Tutuksuz sanık Kenan O. ise arkadaşı Cumali K. ile saat 13.00’da Akpınar’da görüşmek için sözleştiklerini beyan ederek, “Cumali, kafenin birinci katından bana seslendi, kafeye çıktım. Orada tanıdığım İsmail, Mücahit vardı. Selim ağabeyi de tanırım. Bir süre oturduk. İsmail’in belinde tabanca olduğunu gördüm, bir sıkıntı olup olmadığını sordum, “yok” dedi. Bayan arkadaşım geldi oradan ayrıldık. Kafedeyken bir bayan müşterinin etrafı çekerek telefonla görüştüğünü gördüm. Bazı insanları gösterircesine bunu yapıyordu.
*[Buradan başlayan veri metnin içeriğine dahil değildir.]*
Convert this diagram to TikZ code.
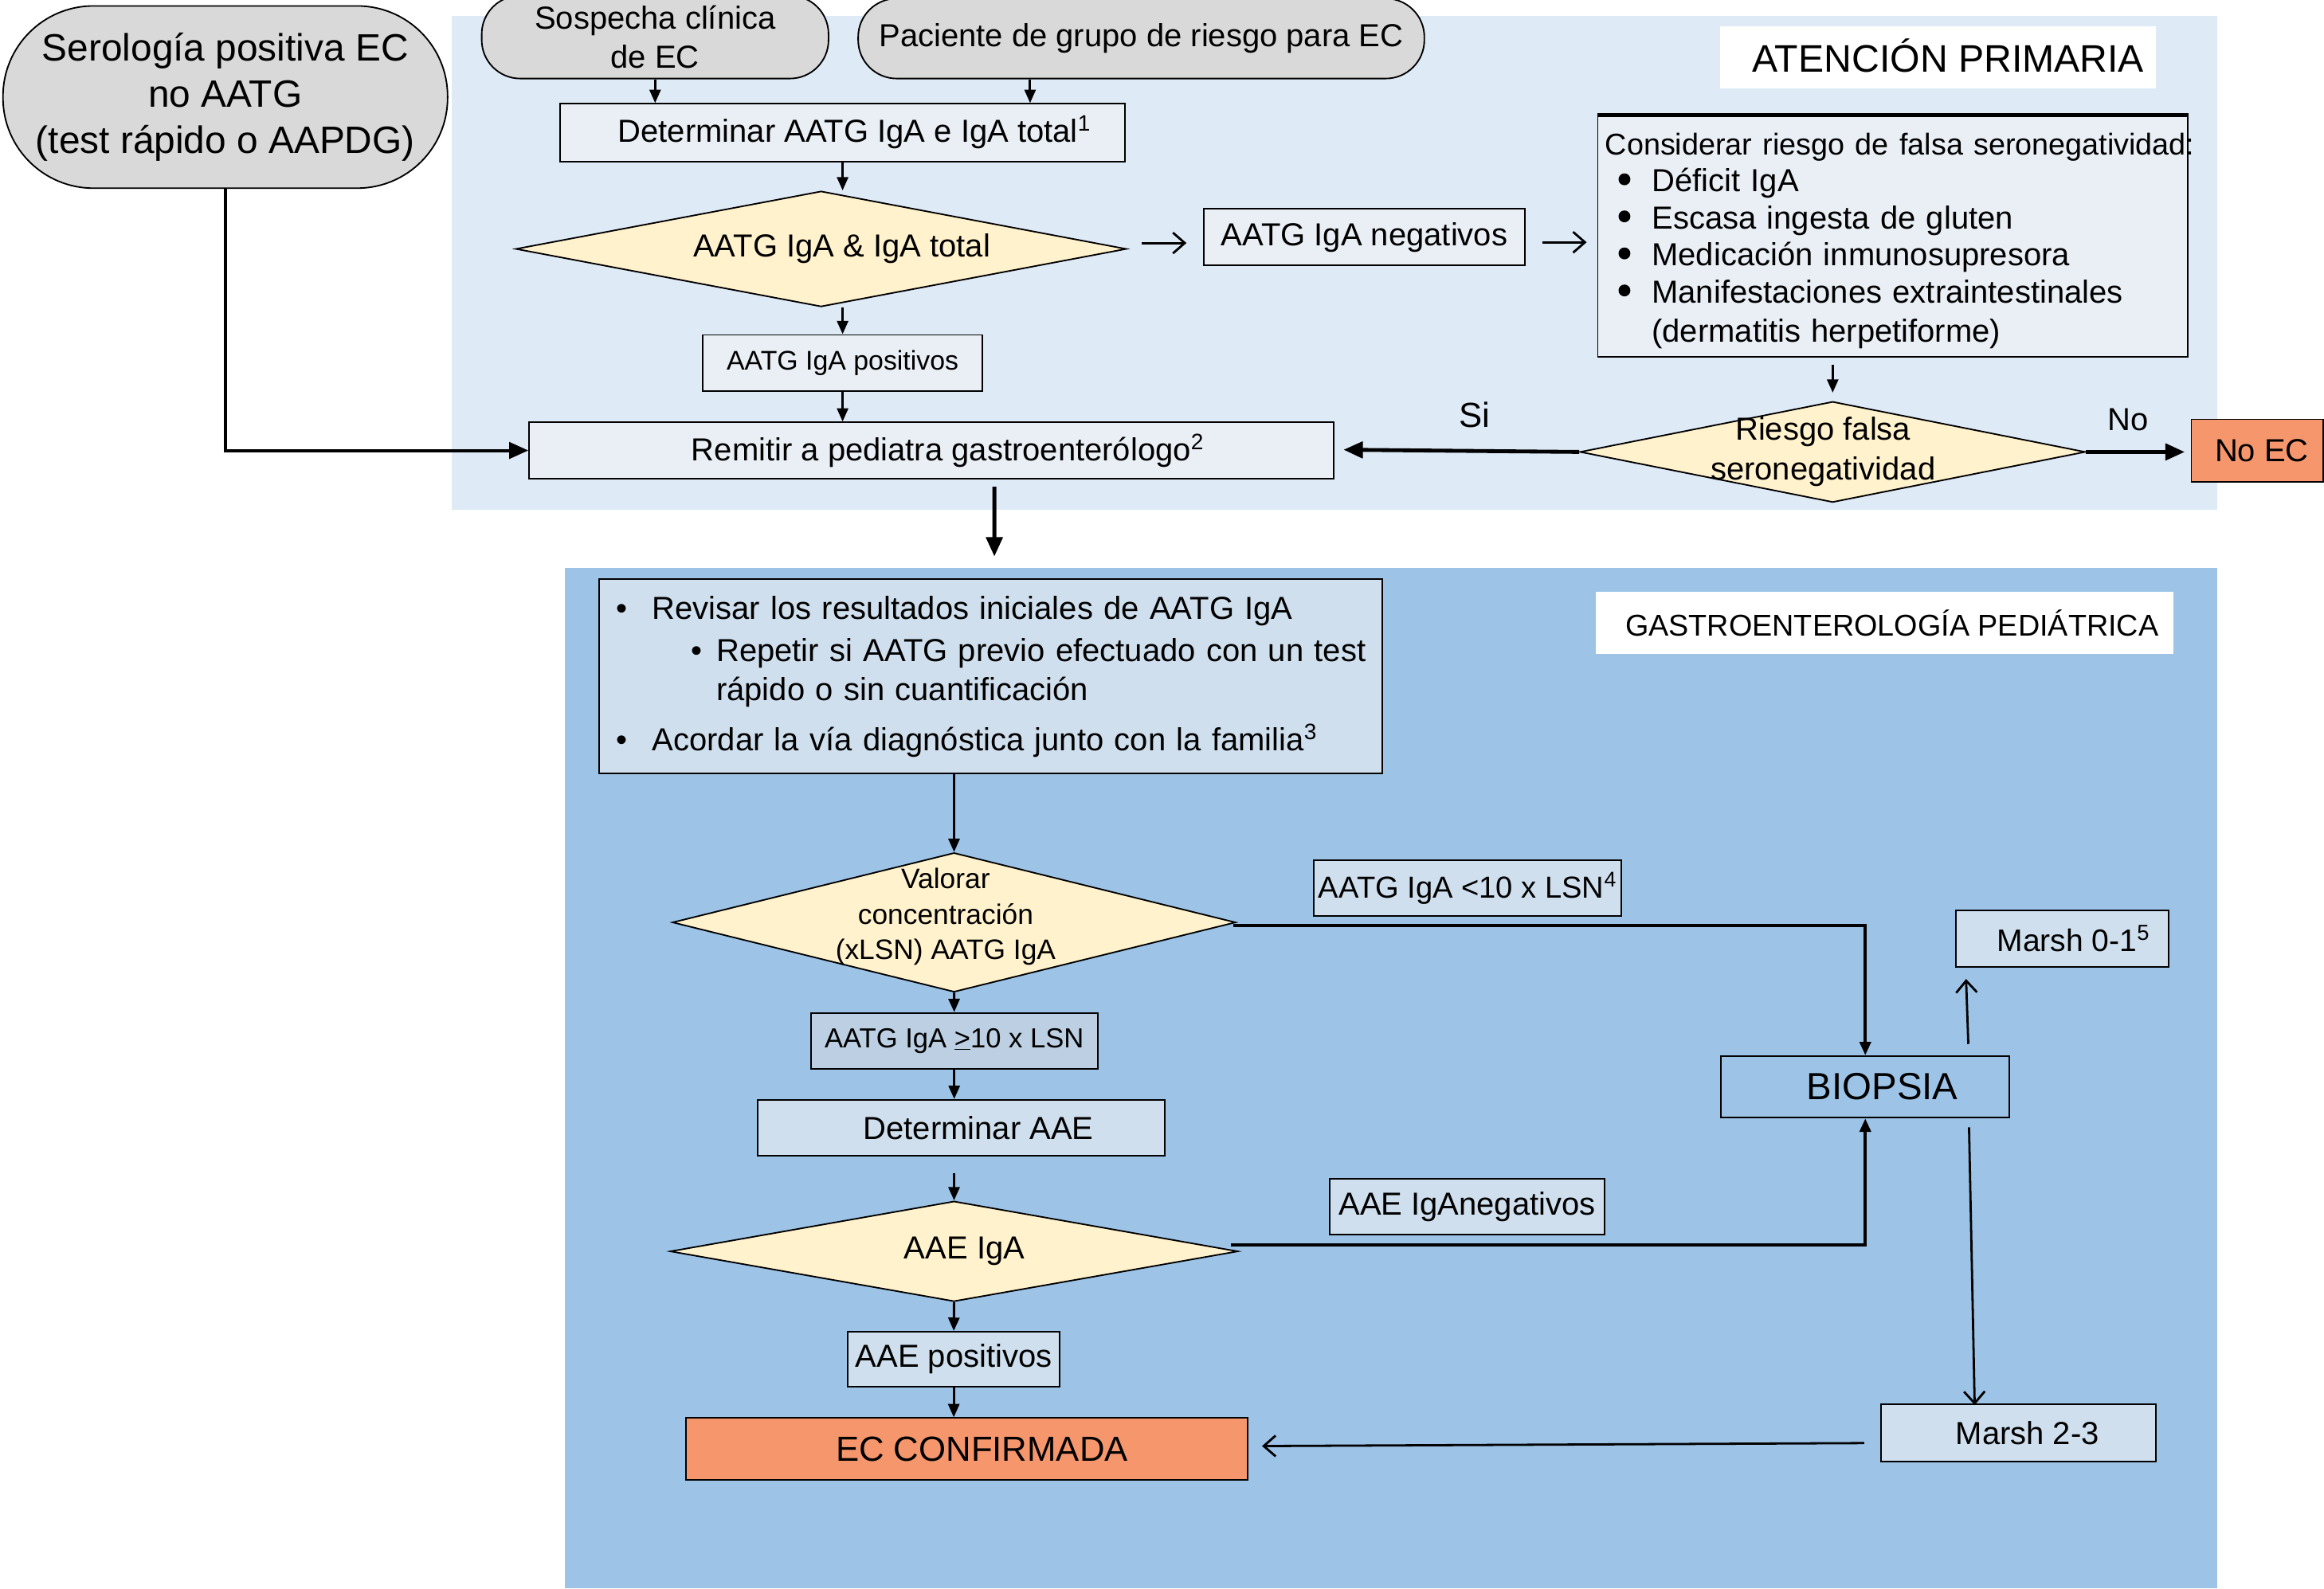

Oradan ayrıldık. 2-3 saat sonra arkadaşım bana, “İsmail ve Fatih öldü” diye bana mesaj attı. Olay esnasında orada yoktum” ifadesinde bulundu.
-“Biz oturduğumuz yerden kalkmayız, dedi”
Olayda babası Remzi Erşahin öldürülen Emrecan E., babası ile Selim K’nın yanına gittiklerini, kafenin işletmesiyle ilgili konuştuklarını, Selim K’nın kendilerine “Biz oturduğumuz yerden kalkmayız” dediğini, babasının çıkarken “Müşteri var, akşam konuşuruz” dediğini anlattı.
Emrecan E., kafeden ayrıldıktan sonra Orduzu’ya gittiğini daha sonra Halil U. ve babasının eve geldiklerini sonrasında da kafeye gitmek üzere “Sen gelme” diyerek ayrıldıklarını, peşlerinden gittiğini, arabasını park ederken çatışma seslerini duyduğunu ifade etti. Emrecan E., şikayetçi olduğunu ve davaya katılma talebinin olduğunu söyledi.
Mahkeme, 5 Ocak Perşembe günü devam edecek.